(Charts and diagrams as code)

#####

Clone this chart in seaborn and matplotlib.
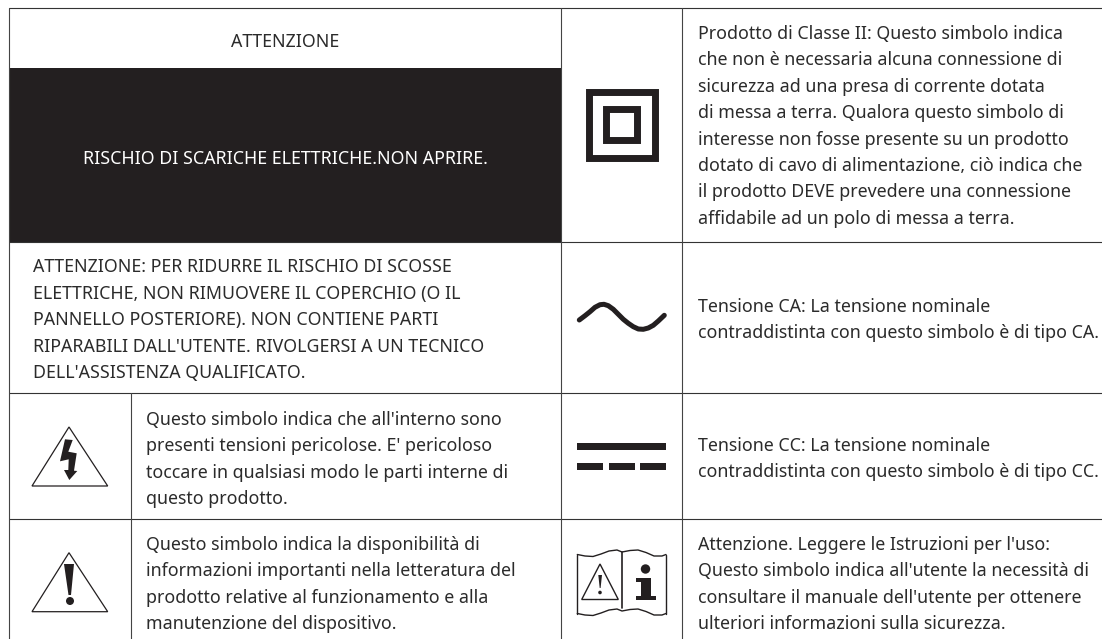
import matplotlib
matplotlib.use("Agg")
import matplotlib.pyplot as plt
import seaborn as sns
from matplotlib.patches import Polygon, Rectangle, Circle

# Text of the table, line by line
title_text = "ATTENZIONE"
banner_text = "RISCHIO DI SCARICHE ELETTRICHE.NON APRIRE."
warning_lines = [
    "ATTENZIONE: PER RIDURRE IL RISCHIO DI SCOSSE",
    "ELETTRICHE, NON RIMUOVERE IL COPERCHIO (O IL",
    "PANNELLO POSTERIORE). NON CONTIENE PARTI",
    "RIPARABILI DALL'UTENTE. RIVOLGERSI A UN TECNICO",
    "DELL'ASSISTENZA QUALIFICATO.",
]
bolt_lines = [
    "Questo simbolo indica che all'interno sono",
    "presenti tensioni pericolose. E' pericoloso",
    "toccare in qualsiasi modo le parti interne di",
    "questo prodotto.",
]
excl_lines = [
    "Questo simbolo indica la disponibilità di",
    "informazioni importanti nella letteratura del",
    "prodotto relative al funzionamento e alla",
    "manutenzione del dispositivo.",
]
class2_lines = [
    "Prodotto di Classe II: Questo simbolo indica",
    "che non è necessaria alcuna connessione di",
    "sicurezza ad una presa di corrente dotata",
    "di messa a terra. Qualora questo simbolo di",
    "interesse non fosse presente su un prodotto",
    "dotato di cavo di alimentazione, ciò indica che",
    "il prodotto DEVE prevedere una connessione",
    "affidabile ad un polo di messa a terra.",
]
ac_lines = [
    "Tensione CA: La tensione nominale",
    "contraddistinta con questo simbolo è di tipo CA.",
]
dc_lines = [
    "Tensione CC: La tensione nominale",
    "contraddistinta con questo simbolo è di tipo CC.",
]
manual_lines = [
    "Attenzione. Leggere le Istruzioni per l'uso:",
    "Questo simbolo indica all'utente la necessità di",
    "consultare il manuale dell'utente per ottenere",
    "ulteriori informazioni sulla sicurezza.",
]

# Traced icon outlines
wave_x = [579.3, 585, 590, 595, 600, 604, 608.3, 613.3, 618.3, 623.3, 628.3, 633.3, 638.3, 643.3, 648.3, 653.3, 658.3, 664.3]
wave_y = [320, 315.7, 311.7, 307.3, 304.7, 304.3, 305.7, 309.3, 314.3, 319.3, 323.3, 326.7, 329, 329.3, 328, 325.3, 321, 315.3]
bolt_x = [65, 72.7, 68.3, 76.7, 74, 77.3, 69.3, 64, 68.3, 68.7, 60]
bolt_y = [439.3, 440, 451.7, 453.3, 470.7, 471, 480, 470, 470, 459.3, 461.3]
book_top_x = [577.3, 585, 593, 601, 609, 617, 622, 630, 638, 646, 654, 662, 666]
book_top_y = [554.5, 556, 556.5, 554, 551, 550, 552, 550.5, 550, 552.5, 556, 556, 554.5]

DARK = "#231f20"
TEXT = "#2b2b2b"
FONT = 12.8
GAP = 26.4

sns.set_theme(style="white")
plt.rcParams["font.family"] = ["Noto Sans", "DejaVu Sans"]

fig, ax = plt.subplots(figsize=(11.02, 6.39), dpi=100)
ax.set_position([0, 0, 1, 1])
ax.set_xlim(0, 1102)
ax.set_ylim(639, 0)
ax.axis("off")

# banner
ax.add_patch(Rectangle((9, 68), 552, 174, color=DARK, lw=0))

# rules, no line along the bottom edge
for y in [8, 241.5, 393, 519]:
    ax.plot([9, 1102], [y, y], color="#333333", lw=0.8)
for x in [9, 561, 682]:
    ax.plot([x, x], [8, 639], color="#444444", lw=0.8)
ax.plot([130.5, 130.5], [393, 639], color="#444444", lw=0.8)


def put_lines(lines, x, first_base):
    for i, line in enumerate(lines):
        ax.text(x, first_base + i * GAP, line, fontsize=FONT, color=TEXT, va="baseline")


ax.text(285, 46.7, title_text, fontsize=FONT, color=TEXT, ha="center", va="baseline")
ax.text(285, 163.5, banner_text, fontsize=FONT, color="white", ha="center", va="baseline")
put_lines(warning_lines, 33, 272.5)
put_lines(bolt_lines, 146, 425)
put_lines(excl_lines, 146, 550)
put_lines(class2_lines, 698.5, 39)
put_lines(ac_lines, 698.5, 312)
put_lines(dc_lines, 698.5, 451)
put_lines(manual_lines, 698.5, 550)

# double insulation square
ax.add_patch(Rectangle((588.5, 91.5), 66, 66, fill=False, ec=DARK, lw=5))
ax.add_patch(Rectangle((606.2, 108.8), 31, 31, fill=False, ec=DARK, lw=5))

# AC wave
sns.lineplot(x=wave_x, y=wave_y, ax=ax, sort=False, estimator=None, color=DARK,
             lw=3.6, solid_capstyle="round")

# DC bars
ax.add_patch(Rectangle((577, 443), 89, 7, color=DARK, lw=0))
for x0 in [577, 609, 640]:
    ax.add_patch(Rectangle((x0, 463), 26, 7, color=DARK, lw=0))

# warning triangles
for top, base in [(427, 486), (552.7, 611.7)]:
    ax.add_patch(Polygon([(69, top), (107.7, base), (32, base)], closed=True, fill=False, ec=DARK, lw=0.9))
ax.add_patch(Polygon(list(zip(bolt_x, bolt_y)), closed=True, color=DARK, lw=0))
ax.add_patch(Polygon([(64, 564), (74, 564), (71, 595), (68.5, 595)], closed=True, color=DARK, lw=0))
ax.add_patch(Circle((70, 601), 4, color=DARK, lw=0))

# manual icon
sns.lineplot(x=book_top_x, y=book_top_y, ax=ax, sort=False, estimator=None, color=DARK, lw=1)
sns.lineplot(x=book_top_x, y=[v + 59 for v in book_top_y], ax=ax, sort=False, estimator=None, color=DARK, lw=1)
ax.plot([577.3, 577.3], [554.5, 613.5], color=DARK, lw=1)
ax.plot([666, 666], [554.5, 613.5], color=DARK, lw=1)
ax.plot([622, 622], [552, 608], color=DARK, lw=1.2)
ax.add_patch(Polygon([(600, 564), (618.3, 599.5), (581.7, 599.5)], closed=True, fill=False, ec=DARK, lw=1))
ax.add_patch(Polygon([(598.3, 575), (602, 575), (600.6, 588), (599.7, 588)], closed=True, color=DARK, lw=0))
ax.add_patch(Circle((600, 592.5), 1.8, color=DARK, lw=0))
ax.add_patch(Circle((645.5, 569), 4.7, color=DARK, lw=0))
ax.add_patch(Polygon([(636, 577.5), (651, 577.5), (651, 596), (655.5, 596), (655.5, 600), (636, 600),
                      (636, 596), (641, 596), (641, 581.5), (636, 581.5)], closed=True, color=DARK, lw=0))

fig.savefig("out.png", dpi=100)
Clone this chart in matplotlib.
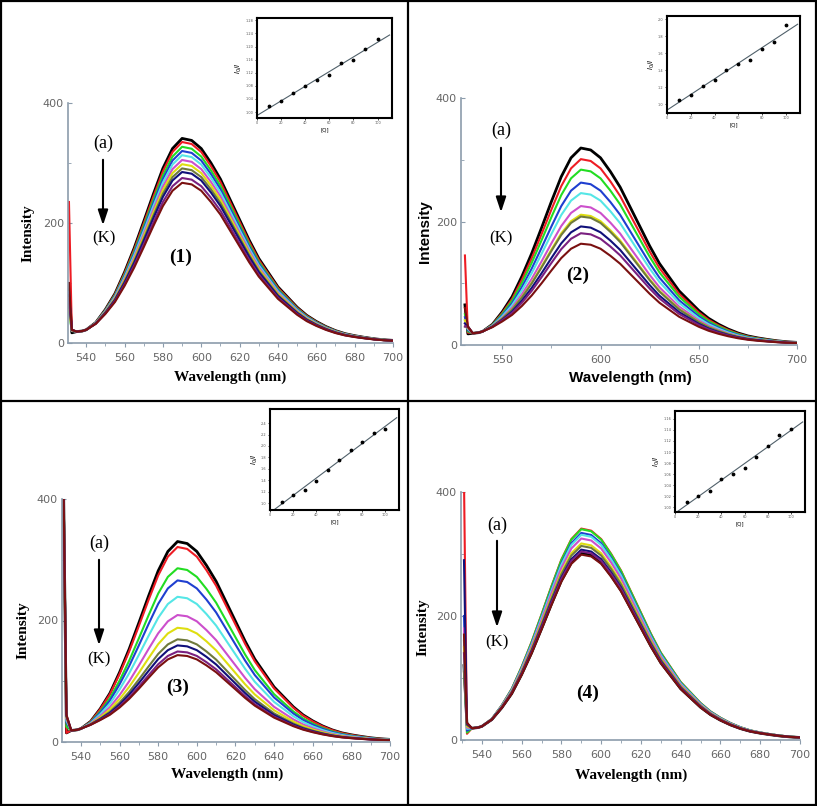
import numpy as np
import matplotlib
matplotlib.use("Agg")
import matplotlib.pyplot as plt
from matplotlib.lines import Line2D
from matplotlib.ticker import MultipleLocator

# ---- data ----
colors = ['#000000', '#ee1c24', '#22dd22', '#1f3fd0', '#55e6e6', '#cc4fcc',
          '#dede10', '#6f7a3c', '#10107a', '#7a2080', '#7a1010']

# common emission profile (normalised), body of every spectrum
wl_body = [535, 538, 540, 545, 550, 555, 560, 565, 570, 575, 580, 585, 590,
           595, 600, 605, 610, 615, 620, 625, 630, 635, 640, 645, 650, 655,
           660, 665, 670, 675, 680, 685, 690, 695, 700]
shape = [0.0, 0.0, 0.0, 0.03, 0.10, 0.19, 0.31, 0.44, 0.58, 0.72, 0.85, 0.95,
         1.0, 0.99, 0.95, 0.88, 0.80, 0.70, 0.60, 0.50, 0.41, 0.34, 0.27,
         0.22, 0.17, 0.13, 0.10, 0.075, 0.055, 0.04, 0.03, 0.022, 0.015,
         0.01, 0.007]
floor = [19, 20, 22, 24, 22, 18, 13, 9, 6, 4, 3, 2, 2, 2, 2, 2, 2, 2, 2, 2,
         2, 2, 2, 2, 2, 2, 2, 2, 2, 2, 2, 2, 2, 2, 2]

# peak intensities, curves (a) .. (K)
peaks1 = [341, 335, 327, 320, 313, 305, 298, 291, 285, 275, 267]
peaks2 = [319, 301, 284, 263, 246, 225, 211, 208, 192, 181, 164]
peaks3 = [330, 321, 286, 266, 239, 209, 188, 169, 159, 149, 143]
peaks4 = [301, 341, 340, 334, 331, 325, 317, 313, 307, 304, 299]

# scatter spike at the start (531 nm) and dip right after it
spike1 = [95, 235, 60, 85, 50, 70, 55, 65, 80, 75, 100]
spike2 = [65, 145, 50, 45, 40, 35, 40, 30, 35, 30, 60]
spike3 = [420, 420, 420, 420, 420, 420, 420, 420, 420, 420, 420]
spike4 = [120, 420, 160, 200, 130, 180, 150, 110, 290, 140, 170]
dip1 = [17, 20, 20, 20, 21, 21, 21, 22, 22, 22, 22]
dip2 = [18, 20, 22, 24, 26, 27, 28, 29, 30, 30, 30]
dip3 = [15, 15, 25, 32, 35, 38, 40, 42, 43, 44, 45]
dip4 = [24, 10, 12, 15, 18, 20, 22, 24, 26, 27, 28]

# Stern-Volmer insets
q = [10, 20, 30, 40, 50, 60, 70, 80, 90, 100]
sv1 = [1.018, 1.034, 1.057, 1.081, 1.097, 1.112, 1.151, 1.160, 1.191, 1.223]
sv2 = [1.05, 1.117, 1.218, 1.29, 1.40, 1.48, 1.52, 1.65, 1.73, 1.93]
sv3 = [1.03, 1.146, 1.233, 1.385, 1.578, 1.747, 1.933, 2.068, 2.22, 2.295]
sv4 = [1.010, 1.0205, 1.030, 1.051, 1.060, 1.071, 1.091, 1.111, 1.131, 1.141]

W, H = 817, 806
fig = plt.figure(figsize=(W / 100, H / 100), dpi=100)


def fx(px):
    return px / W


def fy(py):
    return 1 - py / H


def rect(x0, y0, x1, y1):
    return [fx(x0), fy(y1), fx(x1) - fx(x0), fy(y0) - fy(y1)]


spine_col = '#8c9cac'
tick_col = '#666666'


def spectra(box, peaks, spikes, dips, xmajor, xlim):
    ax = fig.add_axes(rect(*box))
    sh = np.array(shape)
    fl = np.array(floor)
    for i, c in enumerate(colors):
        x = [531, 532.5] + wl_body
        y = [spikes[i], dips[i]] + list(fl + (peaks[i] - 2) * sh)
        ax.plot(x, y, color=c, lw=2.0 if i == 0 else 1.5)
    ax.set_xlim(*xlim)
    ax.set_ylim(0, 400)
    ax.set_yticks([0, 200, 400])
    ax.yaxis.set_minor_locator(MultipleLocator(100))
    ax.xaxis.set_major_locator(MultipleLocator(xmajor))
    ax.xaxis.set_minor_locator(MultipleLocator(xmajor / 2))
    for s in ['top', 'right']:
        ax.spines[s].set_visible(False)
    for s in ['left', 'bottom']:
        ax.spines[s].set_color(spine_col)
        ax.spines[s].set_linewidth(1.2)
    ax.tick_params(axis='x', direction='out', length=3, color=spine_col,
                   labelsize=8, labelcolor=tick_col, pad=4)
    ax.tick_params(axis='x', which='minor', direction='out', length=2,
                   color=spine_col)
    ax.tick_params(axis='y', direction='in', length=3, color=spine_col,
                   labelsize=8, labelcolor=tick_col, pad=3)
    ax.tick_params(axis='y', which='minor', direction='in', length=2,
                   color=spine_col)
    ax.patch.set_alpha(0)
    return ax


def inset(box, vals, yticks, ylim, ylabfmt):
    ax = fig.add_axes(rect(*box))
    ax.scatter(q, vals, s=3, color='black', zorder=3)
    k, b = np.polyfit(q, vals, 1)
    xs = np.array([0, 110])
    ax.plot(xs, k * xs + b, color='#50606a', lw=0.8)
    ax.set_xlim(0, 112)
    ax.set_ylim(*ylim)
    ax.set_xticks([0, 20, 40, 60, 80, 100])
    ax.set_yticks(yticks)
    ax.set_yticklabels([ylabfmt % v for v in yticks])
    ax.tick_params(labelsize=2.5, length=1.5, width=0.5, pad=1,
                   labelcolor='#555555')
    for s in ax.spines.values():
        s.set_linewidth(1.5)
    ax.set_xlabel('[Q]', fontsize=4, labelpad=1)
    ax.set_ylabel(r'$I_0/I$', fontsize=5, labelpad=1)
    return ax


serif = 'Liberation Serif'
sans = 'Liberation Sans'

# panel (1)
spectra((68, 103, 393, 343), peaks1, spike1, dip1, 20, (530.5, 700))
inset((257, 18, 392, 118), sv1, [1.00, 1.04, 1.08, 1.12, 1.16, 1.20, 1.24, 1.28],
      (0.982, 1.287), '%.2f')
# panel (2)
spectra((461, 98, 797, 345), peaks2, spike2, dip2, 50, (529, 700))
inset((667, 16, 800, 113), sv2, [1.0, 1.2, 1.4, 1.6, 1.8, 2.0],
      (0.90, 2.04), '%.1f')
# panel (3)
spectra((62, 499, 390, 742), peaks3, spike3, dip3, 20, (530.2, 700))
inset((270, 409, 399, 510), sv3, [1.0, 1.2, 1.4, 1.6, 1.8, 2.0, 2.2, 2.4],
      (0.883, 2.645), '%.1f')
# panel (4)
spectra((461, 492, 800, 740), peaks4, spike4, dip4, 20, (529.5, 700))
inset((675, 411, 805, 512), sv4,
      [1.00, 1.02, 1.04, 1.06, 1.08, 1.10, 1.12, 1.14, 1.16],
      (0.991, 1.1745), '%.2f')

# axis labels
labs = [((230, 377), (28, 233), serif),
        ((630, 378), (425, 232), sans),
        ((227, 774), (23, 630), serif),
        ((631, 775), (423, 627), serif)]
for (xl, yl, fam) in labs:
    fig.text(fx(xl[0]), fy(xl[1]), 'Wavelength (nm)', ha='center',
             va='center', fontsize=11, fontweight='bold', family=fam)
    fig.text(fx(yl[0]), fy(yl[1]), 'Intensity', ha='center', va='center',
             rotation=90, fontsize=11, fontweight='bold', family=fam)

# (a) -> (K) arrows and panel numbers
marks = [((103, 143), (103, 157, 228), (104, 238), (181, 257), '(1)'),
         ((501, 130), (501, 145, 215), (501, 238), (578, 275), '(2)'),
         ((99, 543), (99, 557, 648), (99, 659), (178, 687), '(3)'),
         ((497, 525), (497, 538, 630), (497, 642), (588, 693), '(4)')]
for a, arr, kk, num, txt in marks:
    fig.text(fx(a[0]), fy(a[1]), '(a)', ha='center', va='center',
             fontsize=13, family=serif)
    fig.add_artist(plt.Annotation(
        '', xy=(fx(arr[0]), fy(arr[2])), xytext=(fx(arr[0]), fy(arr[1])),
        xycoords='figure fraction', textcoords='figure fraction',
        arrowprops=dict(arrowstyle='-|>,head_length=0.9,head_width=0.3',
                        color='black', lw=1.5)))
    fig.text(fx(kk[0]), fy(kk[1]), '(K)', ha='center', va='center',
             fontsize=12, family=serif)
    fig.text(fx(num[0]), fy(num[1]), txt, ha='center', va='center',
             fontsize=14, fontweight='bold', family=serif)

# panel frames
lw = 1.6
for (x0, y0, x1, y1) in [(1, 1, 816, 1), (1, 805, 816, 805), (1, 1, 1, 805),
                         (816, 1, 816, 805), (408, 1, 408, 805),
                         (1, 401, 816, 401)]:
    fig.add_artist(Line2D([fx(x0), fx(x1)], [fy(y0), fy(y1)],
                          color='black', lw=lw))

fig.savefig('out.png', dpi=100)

#####

[Challenge] All lines from the start of the entries through the one with "from matplotlib.patches import" are to be output exactly; omit the pictures.

[Output of the task]
Clone this chart in seaborn and matplotlib.
import matplotlib
matplotlib.use("Agg")
import matplotlib.pyplot as plt
import seaborn as sns
from matplotlib.patches import Polygon, Rectangle, Circle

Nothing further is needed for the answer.